Basketball Coach Fired

Tanya Haave was fired after four dissapointing seasons as head coach of the Women’s basketball team. Haave finished with a 36-86 overall record. Photo Courtesy of the USF Athletics Department

Tanya Haave will not return next season as the Women’s Basketball coach for the University of San Francisco. USF Athletic Director Debra Gore-Mann made the announcement on Thursday March 25. The Women’s Basketball program and Gore-Mann will begin a national search for a new coach immediately, in hopes of resurrecting the past success of the program.

In her four years coaching the Dons, Haave had an overall record of 36-86, which included a 12-44 record in the West Coast Conference. During her tenure, the Women’s basketball team finished in seventh place for four consecutive years.
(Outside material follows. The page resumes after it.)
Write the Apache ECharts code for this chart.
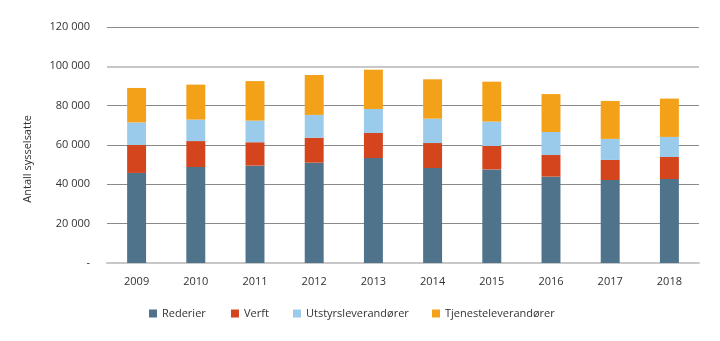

This past season, the Dons posted a 5-27 record overall and 1-13 record in conference play.

“We have already begun our search for a new head coach.  We have posted the job opportunity on both USFjobs.com and with the NCAA.org,” Gore-Mann said. “We hope to be completed with our interview process by no later than the end of April and be able to announce the new coach by then.”

Gore-Mann said she made the decision because felt that she needed to make a change in the Women’s Basketball program. “I believed it was time for the women’s basketball program to move in a new direction to become more competitive in the West Coast Conference and nationally” said Gore-Mann.

But it’s not just skills on the court that the athletic department is seeking. “I am actively looking for a coach who reflects the mission and values of USF and who can teach young women to excel in the classroom, on the basketball court and in the community,” said Gore-Mann. The athletic-department at USF places a strong emphasis on developing student-athletes that are well rounded outside the playing field, so it is no shock that Gore-Mann values these traits in coaches.

Last season, the Dons never seemed to gel and click under Coach Haave. Haave’s style didn’t seem to work well with her team. This past season turned sour after USF started out 2-1, when USF lost eight of their next ten games. During that stretch of the season the Dons lost by double digits seven times including a season high 55-point loss to Tennessee. The losses started to accumulate and the Dons went on a 17 game losing streak, which was the low point of the season. The Dons scored 50 or more points in only eight games during the losing streak, while losing 11 games by double digits. The team never seemed to click and struggled in all areas, especially scoring. USF was able to finally snap its losing streak with a win over Bay-Area rival Santa Clara.

In this next season the Women’s basketball team will have four seniors and four juniors, which bodes well for their chances of having a successful season.

Despite the team’s struggles last season, Gore-Mann feels that USF does not need a long rebuilding process. “Our current student-athletes are young, talented and gained a lot of valuable playing and learning experiences in this [past] season.  With the right leadership, I am hopeful that this team can make improvements quickly.  I really believe in the young women we have in our program right now and they have a bright future ahead of them,” said Gore-Mann.

The next head coach for the Lady Dons will hope to return the team to the glory days of the mid 90s. From the 1995-1997 seasons, the Dons won three straight West Coast Conference titles, also appearing in the Women’s NCAA tournament in each of those seasons. The high point of the Women’s Basketball program was a Sweet Sixteen appearance during the 1996 NCAA tournament. The program also produced a Women’s NIT tournament appearance in 2002. Since then the Women’s team has failed to appear in either tournament and has not won the West Coast Conference since 1997.

Gore- Mann knows that it will take efforts from everyone to improve the program. She said, “Success is achieved through the collective efforts of the coaches, the student-athletes and our administration.  A good coach is only one piece of the puzzle.”